BUSINESS PERFORMANCE OF U.S. hotels in December was positive across the board, STR reported today.
The month “fell very much in line with the rest of the fourth quarter,” said Jan Freitag, senior vice president of lodging insights at STR.
“Demand and occupancy hit record levels for a December, and room rates grew more than 2 percent for the third consecutive month,” Freitag said.
“Year-over-year supply growth reached 2 percent for the first time since May 2010, but with demand surging past 4 percent, the impact on occupancy levels and pricing power was mitigated.”
In a year-over-year comparison with December 2016, the industry posted the following:
- Occupancy: Up 2.3 percent to an average of 54 percent
- ADR: Up 2.2 percent to $121.86
- RevPAR: Up 4.6 percent to an average of $65.85
Across the industry, RevPAR has increased year over year for 94 consecutive months.
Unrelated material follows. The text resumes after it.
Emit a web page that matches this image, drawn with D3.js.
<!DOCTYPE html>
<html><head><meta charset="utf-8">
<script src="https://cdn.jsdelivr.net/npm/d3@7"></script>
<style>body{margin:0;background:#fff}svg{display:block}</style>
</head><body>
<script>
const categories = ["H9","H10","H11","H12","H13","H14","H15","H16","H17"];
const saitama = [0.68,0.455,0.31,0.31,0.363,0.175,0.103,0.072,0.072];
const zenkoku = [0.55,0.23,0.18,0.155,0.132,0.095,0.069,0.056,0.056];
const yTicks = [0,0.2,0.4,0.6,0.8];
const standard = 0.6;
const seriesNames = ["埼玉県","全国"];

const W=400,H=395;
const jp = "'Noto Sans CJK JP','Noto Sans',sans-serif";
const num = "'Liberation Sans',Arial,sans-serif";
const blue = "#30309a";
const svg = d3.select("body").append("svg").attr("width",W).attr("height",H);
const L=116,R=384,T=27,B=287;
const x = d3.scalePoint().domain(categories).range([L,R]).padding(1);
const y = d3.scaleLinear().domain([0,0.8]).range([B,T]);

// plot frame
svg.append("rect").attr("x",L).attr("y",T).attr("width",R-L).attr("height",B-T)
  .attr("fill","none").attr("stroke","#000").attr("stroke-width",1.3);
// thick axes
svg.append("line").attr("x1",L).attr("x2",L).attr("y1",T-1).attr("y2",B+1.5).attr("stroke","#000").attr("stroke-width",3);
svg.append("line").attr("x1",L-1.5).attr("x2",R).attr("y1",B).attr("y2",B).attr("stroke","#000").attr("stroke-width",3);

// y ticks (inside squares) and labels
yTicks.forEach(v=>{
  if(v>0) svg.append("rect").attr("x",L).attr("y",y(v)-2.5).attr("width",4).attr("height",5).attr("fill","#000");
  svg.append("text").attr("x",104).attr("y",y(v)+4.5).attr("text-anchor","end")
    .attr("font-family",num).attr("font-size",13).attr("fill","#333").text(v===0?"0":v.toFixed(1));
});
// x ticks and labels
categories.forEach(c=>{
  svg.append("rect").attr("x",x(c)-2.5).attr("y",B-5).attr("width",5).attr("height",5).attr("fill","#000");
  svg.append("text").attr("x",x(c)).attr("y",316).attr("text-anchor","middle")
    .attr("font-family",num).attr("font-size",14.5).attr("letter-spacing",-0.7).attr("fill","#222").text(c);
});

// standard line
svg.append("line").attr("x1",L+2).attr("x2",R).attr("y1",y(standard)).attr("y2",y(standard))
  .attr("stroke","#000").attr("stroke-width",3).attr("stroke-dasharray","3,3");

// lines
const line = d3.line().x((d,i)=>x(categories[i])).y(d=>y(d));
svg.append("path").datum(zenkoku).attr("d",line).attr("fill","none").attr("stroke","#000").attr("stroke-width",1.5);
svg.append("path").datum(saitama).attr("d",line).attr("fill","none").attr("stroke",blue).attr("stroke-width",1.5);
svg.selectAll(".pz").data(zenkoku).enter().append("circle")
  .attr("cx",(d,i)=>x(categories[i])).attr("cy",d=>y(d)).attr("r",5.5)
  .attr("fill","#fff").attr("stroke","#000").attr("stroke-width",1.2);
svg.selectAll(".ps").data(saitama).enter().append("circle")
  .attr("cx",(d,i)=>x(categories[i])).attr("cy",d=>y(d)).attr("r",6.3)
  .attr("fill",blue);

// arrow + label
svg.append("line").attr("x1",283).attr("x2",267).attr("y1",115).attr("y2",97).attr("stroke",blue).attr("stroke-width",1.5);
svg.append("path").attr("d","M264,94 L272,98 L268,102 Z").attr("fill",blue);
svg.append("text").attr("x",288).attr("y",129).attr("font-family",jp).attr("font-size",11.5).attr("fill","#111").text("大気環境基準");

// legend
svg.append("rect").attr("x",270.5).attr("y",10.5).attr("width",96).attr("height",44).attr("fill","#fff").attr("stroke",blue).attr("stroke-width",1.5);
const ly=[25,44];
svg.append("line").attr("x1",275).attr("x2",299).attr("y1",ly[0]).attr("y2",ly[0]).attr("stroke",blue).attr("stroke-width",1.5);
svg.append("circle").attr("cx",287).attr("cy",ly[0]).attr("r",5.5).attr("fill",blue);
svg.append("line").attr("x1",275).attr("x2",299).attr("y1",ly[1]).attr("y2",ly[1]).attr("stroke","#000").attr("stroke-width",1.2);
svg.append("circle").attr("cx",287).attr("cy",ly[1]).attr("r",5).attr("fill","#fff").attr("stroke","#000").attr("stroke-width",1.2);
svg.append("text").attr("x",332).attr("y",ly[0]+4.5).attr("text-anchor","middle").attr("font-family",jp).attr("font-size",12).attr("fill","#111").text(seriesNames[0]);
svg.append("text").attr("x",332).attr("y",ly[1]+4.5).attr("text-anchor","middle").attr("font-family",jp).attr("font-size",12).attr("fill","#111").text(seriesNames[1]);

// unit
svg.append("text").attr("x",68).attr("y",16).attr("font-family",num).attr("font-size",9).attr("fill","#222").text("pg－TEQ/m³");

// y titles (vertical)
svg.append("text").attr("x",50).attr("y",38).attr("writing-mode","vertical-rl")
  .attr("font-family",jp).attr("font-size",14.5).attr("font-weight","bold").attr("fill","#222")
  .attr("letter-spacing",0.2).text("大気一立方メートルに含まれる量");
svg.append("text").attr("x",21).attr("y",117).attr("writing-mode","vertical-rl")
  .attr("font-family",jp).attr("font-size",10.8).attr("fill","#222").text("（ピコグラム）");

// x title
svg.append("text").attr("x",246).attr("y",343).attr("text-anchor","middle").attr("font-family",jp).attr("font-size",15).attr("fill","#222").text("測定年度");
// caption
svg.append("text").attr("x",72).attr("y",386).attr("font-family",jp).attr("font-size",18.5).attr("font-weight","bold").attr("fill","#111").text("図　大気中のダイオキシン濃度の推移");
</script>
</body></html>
“Once again, total U.S. numbers were boosted by the post-hurricane business that remains in Texas and Florida. That will be the case so long as FEMA is buying rooms in those recovering markets,” Freitag said. Other major markets also outperformed the rest of the country, he said, boosted by New Year’s Eve celebrations, college football bowl games and other large events.
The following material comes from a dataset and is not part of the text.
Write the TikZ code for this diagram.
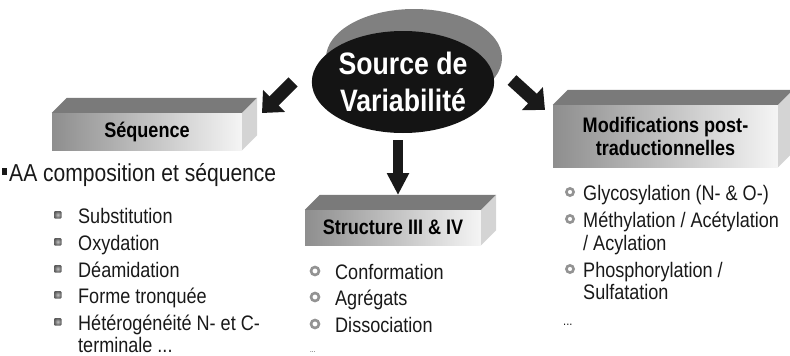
\documentclass[tikz,border=0pt]{standalone}
\usepackage{fontspec}
\setmainfont{Liberation Sans}[FakeStretch=0.86]
\usetikzlibrary{shapes.geometric,arrows.meta}
\definecolor{topgray}{HTML}{7A7A7A}
\definecolor{sidegray}{HTML}{D4D4D4}
\definecolor{frontgray}{HTML}{8E8E8E}
\definecolor{backgray}{HTML}{808080}
\tikzset{
	facebox/.style={rectangle, left color=frontgray, right color=black!4, inner sep=0pt, align=center, font=\fontsize{21}{23}\selectfont\bfseries},
	bigarrow/.style={draw=black!90, line width=13pt, -{Triangle[width=30pt,length=17pt]}},
	item/.style={anchor=base west, inner sep=0pt, text=black!90, font=\fontsize{21}{23}\selectfont},
	sqbullet/.style={inner color=gray!50, outer color=black!65, rounded corners=1pt},
	ringbullet/.style={draw=gray!85, line width=2.6pt},
}
% top and right faces of a box, behind its front node
\newcommand{\boxdepth}[1]{
	\fill[topgray] (#1.north west) -- ++(15,-15) -- ([shift={(15,-15)}]#1.north east) -- (#1.north east) -- cycle;
	\fill[sidegray] (#1.north east) -- ++(15,-15) -- ([shift={(15,-15)}]#1.south east) -- (#1.south east) -- cycle;
}
\begin{document}
\begin{tikzpicture}[x=1pt, y=-1pt]
	\useasboundingbox (0,0) rectangle (790,356);
	% centre
	\fill[backgray] (414,58) ellipse [x radius=88pt, y radius=49pt];
	\node[ellipse, fill=black!92, minimum width=180pt, minimum height=102pt, inner sep=0pt, text=white, align=center, font=\fontsize{31}{37}\selectfont\bfseries] (src) at (403,82) {Source de\\Variabilité};

	% boxes
	\node[facebox, minimum width=190pt, minimum height=37pt] (seq) at (147,131.5) {Séquence};
	\boxdepth{seq}
	\node[facebox, minimum width=176pt, minimum height=35pt] (struct) at (393,227.5) {Structure III \& IV};
	\boxdepth{struct}
	\node[facebox, minimum width=225pt, minimum height=62pt] (modif) at (665.5,136) {Modifications post-\\traductionnelles};
	\boxdepth{modif}

	% arrows
	\coordinate (tailL) at (293,82);
	\coordinate (tipL) at (262,113);
	\coordinate (tailR) at (512,80);
	\coordinate (tipR) at (545,110);
	\coordinate (tailD) at (398,140);
	\coordinate (tipD) at (398,195);
	\draw[bigarrow] (tailL) -- (tipL);
	\draw[bigarrow] (tailR) -- (tipR);
	\draw[bigarrow, line width=10pt, -{Triangle[width=21pt,length=22pt]}] (tailD) -- (tipD);

	% left list
	\fill[black!90] (2,168) rectangle (7,175);
	\node[item, font=\fontsize{24.5}{25}\selectfont] (aa) at (9,181) {AA composition et séquence};
	\foreach \txt/\y in {Substitution/223, Oxydation/250, Déamidation/277, Forme tronquée/303, Hétérogénéité N- et C-/330} {
		\shade[sqbullet] (54,\y-12) rectangle (61.5,\y-4.5);
		\node[item] (seq\y) at (78,\y) {\txt};
	}
	\node[item] (seq352) at (78,352) {terminale ...};

	% middle list
	\foreach \txt/\y in {Conformation/279, Agrégats/305, Dissociation/332} {
		\draw[ringbullet] (315,\y-8) circle (4pt);
		\node[item] (struct\y) at (335,\y) {\txt};
	}
	\node[item, font=\fontsize{7}{8}\selectfont] (struct352) at (310,352) {...};

	% right list
	\foreach \y in {192, 219, 269} {
		\draw[ringbullet] (570,\y) circle (3.6pt);
	}
	\node[item] (modif200) at (583,200) {Glycosylation (N- \& O-)};
	\node[item] (modif227) at (583,227) {Méthylation / Acétylation};
	\node[item] (modif250) at (583,250) {/ Acylation};
	\node[item] (modif277) at (583,277) {Phosphorylation /};
	\node[item] (modif299) at (583,299) {Sulfatation};
	\node[item, font=\fontsize{13}{14}\selectfont] (modif325) at (563,325) {...};
\end{tikzpicture}
\end{document}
Among the Top 25 Markets, Houston, Texas, reported the largest increase in RevPAR, up 30.9 percent to $60.77, mostly because of the 19.5 percent in occupancy to an average 60.6 percent.
New Orleans, Louisiana, experienced the only other double-digit increase in occupancy – 14.1 percent to 63.6 percent – and the second-highest jump in RevPAR, up 26.1 percent to $90.05.
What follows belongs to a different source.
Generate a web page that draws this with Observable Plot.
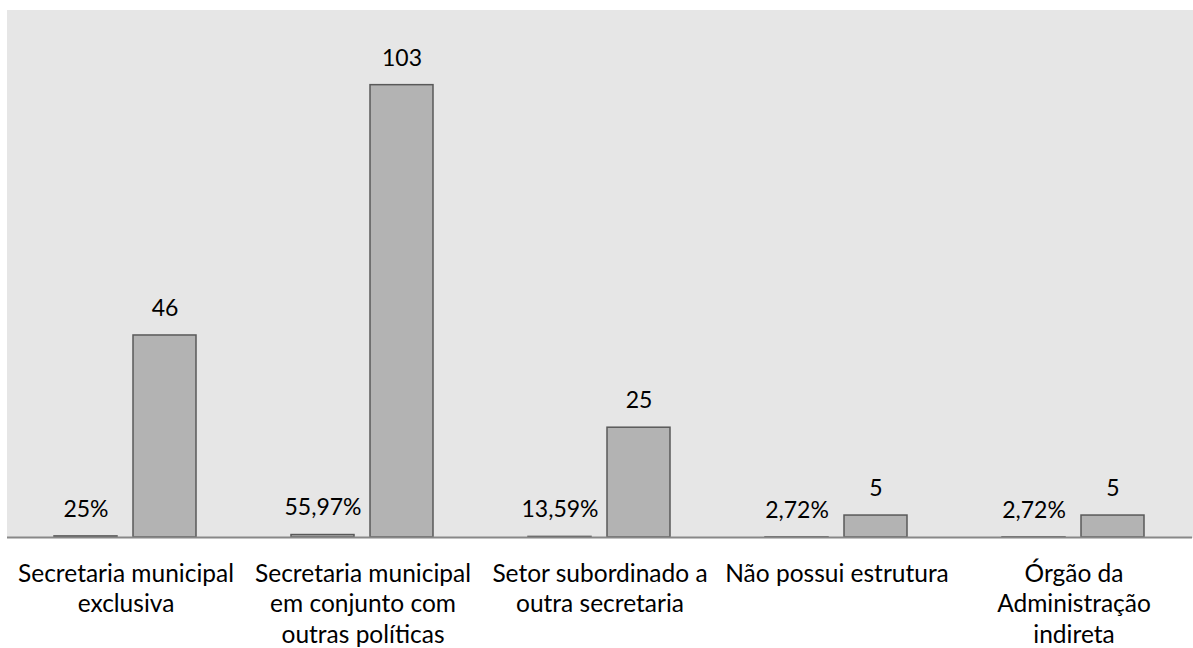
<!DOCTYPE html>
<html>
<head>
<meta charset="utf-8">
<script src="https://cdn.jsdelivr.net/npm/d3@7"></script>
<script src="https://cdn.jsdelivr.net/npm/@observablehq/plot@0.6"></script>
<style>
  html, body { margin: 0; padding: 0; background: #fff; }
  #chart svg { display: block; }
</style>
</head>
<body>
<div id="chart"></div>
<script>
const categories = [
  "Secretaria municipal exclusiva",
  "Secretaria municipal em conjunto com outras políticas",
  "Setor subordinado a outra secretaria",
  "Não possui estrutura",
  "Órgão da Administração indireta"
];
const categoryLabels = [
  "Secretaria municipal\nexclusiva",
  "Secretaria municipal\nem conjunto com\noutras políticas",
  "Setor subordinado a\noutra secretaria",
  "Não possui estrutura",
  "Órgão da\nAdministração\nindireta"
];
const pctValues = [0.25, 0.5597, 0.1359, 0.0272, 0.0272];
const countValues = [46, 103, 25, 5, 5];
const seriesNames = ["pct", "count"];

const fmtPct = v => {
  let s = (v * 100).toFixed(2).replace(/\.00$/, "").replace(".", ",");
  return s + "%";
};

const rows = [];
categories.forEach((c, i) => {
  rows.push({cat: c, series: "pct", value: pctValues[i], label: fmtPct(pctValues[i])});
  rows.push({cat: c, series: "count", value: countValues[i], label: String(countValues[i])});
});
const labelOf = new Map(categories.map((c, i) => [c, categoryLabels[i]]));

const font = "Lato, 'Open Sans', sans-serif";

const chart = Plot.plot({
  width: 1193,
  height: 648,
  marginLeft: 7,
  marginRight: 1,
  marginTop: 10,
  marginBottom: 111,
  style: {fontFamily: font, background: "#fff"},
  fx: {domain: categories, padding: 0, axis: null},
  x: {domain: seriesNames, paddingInner: 0.2, paddingOuter: 0.595, axis: null},
  y: {domain: [0, 120], axis: null},
  marks: [
    Plot.frame({fill: "#e6e6e6", stroke: "#e6e6e6", strokeWidth: 1, shapeRendering: "crispEdges"}),
    Plot.barY(rows, {fx: "cat", x: "series", y: "value", fill: "#b3b3b3", stroke: "#595959", strokeWidth: 1.5}),
    Plot.ruleY([0], {stroke: "#888888", strokeWidth: 2}),
    Plot.text(rows, {fx: "cat", x: "series", y: "value", text: "label", dy: -27, fontSize: 23, fill: "#000", fontFamily: font}),
    Plot.text(categories, {fx: d => d, text: d => labelOf.get(d), frameAnchor: "bottom", lineAnchor: "top", dy: 22, lineHeight: 1.265, fontSize: 24.5, fill: "#000", fontFamily: font})
  ]
});
document.getElementById("chart").appendChild(chart);
</script>
</body>
</html>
Miami/Hialeah, Florida, posted the largest lift in ADR – 13.3 percent to $248.47. That led to a double-digit increase in RevPAR, up 22.2 percent to $193.70.
San Diego, California, reported the only double-digit decline in RevPAR, which dropped 11.3 percent to $80.87 as ADR saw the largest decline of 7.7 percent to $126.28.
San Francisco/San Mateo, California, experienced the largest decrease in occupancy, down 5.4 percent to 70.2 percent and the second-largest drop in RevPAR, down 8.1 percent to $127.68.